THE EXERCISE:
Quote every line as written. Omit pictures.

SOURCE DATA:
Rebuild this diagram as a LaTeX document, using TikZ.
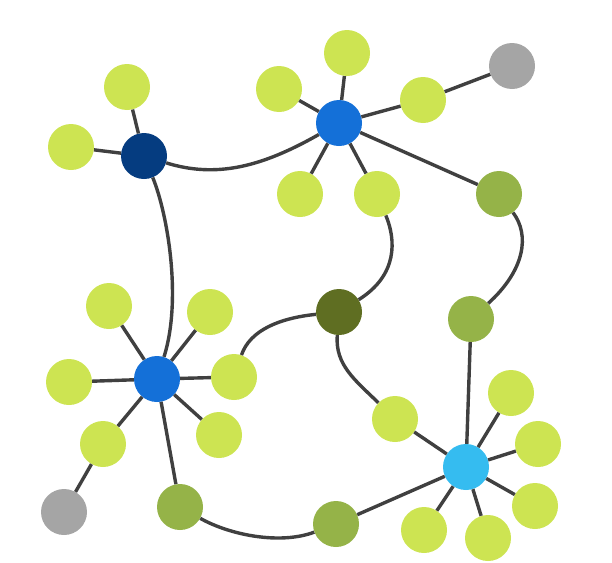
\documentclass[tikz,border=0pt]{standalone}
\usetikzlibrary{positioning}
\definecolor{leafgreen}{HTML}{CDE452}
\definecolor{olive}{HTML}{95B348}
\definecolor{darkolive}{HTML}{5F6E22}
\definecolor{navy}{HTML}{053C80}
\definecolor{hubblue}{HTML}{1470D8}
\definecolor{skyblue}{HTML}{35BCF0}
\definecolor{greydot}{HTML}{A5A5A5}
\definecolor{wire}{HTML}{404040}
\tikzset{
  x=1pt,
  y=-1pt,
  % styles
  dot/.style={
    circle,
    inner sep=0pt,
    minimum size=46pt,
  },
  leaf/.style={dot, fill=leafgreen},
  link/.style={dot, fill=olive},
  hub/.style={dot, fill=hubblue},
  end/.style={dot, fill=greydot},
  every edge/.style={draw=wire, line width=3.4pt},
}

\begin{document}
\begin{tikzpicture}
  \useasboundingbox (0,0) rectangle (612,562);

  % hubs
  \node [dot, fill=navy]      (n)  at (144,156) {};
  \node [hub]                 (h1) at (339,123) {};
  \node [hub]                 (h2) at (157,379) {};
  \node [dot, fill=skyblue]   (h3) at (466,467) {};
  \node [dot, fill=darkolive] (m)  at (339,312) {};

  % leaves
  \node [leaf] (a1) at (127,87)  {};
  \node [leaf] (a2) at (71,147)  {};
  \node [leaf] (b1) at (347,53)  {};
  \node [leaf] (b2) at (279,89)  {};
  \node [leaf] (b3) at (423,100) {};
  \node [leaf] (b4) at (300,194) {};
  \node [leaf] (b5) at (377,194) {};
  \node [leaf] (c1) at (109,306) {};
  \node [leaf] (c2) at (210,312) {};
  \node [leaf] (c3) at (69,382)  {};
  \node [leaf] (c4) at (234,377) {};
  \node [leaf] (c5) at (103,444) {};
  \node [leaf] (c6) at (219,435) {};
  \node [leaf] (d1) at (511,393) {};
  \node [leaf] (d2) at (538,444) {};
  \node [leaf] (d3) at (535,506) {};
  \node [leaf] (d4) at (488,538) {};
  \node [leaf] (d5) at (424,530) {};
  \node [leaf] (d6) at (395,419) {};

  % links and ends
  \node [link] (o1) at (499,194) {};
  \node [link] (o2) at (471,319) {};
  \node [link] (o3) at (180,507) {};
  \node [link] (o4) at (336,524) {};
  \node [end]  (g1) at (512,66)  {};
  \node [end]  (g2) at (64,512)  {};

  % straight edges
  \path (n)  edge (a1) edge (a2);
  \path (h1) edge (b1) edge (b2) edge (b3) edge (b4) edge (b5) edge (o1);
  \path (b3) edge (g1);
  \path (h2) edge (c1) edge (c2) edge (c3) edge (c4) edge (c5) edge (c6) edge (o3);
  \path (c5) edge (g2);
  \path (h3) edge (d1) edge (d2) edge (d3) edge (d4) edge (d5) edge (d6)
             edge (o2) edge (o4);

  % curved edges
  \draw [wire, line width=3.4pt]
    (n)  .. controls (215,178) and (260,168) .. (h1)
    (n)  .. controls (168,215) and (182,300) .. (h2)
    (b5) .. controls (396,240) and (398,275) .. (m)
    (o1) .. controls (530,235) and (525,270) .. (o2)
    (m)  .. controls (280,318) and (250,330) .. (c4)
    (m)  .. controls (335,365) and (355,380) .. (d6)
    (o3) .. controls (230,535) and (280,545) .. (o4);
\end{tikzpicture}
\end{document}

SOLUTION:
Rebuild this diagram as a LaTeX document, using TikZ.
\documentclass[tikz,border=0pt]{standalone}
\usetikzlibrary{positioning}
\definecolor{leafgreen}{HTML}{CDE452}
\definecolor{olive}{HTML}{95B348}
\definecolor{darkolive}{HTML}{5F6E22}
\definecolor{navy}{HTML}{053C80}
\definecolor{hubblue}{HTML}{1470D8}
\definecolor{skyblue}{HTML}{35BCF0}
\definecolor{greydot}{HTML}{A5A5A5}
\definecolor{wire}{HTML}{404040}
\tikzset{
  x=1pt,
  y=-1pt,
  % styles
  dot/.style={
    circle,
    inner sep=0pt,
    minimum size=46pt,
  },
  leaf/.style={dot, fill=leafgreen},
  link/.style={dot, fill=olive},
  hub/.style={dot, fill=hubblue},
  end/.style={dot, fill=greydot},
  every edge/.style={draw=wire, line width=3.4pt},
}

\begin{document}
\begin{tikzpicture}
  \useasboundingbox (0,0) rectangle (612,562);

  % hubs
  \node [dot, fill=navy]      (n)  at (144,156) {};
  \node [hub]                 (h1) at (339,123) {};
  \node [hub]                 (h2) at (157,379) {};
  \node [dot, fill=skyblue]   (h3) at (466,467) {};
  \node [dot, fill=darkolive] (m)  at (339,312) {};

  % leaves
  \node [leaf] (a1) at (127,87)  {};
  \node [leaf] (a2) at (71,147)  {};
  \node [leaf] (b1) at (347,53)  {};
  \node [leaf] (b2) at (279,89)  {};
  \node [leaf] (b3) at (423,100) {};
  \node [leaf] (b4) at (300,194) {};
  \node [leaf] (b5) at (377,194) {};
  \node [leaf] (c1) at (109,306) {};
  \node [leaf] (c2) at (210,312) {};
  \node [leaf] (c3) at (69,382)  {};
  \node [leaf] (c4) at (234,377) {};
  \node [leaf] (c5) at (103,444) {};
  \node [leaf] (c6) at (219,435) {};
  \node [leaf] (d1) at (511,393) {};
  \node [leaf] (d2) at (538,444) {};
  \node [leaf] (d3) at (535,506) {};
  \node [leaf] (d4) at (488,538) {};
  \node [leaf] (d5) at (424,530) {};
  \node [leaf] (d6) at (395,419) {};

  % links and ends
  \node [link] (o1) at (499,194) {};
  \node [link] (o2) at (471,319) {};
  \node [link] (o3) at (180,507) {};
  \node [link] (o4) at (336,524) {};
  \node [end]  (g1) at (512,66)  {};
  \node [end]  (g2) at (64,512)  {};

  % straight edges
  \path (n)  edge (a1) edge (a2);
  \path (h1) edge (b1) edge (b2) edge (b3) edge (b4) edge (b5) edge (o1);
  \path (b3) edge (g1);
  \path (h2) edge (c1) edge (c2) edge (c3) edge (c4) edge (c5) edge (c6) edge (o3);
  \path (c5) edge (g2);
  \path (h3) edge (d1) edge (d2) edge (d3) edge (d4) edge (d5) edge (d6)
             edge (o2) edge (o4);

  % curved edges
  \draw [wire, line width=3.4pt]
    (n)  .. controls (215,178) and (260,168) .. (h1)
    (n)  .. controls (168,215) and (182,300) .. (h2)
    (b5) .. controls (396,240) and (398,275) .. (m)
    (o1) .. controls (530,235) and (525,270) .. (o2)
    (m)  .. controls (280,318) and (250,330) .. (c4)
    (m)  .. controls (335,365) and (355,380) .. (d6)
    (o3) .. controls (230,535) and (280,545) .. (o4);
\end{tikzpicture}
\end{document}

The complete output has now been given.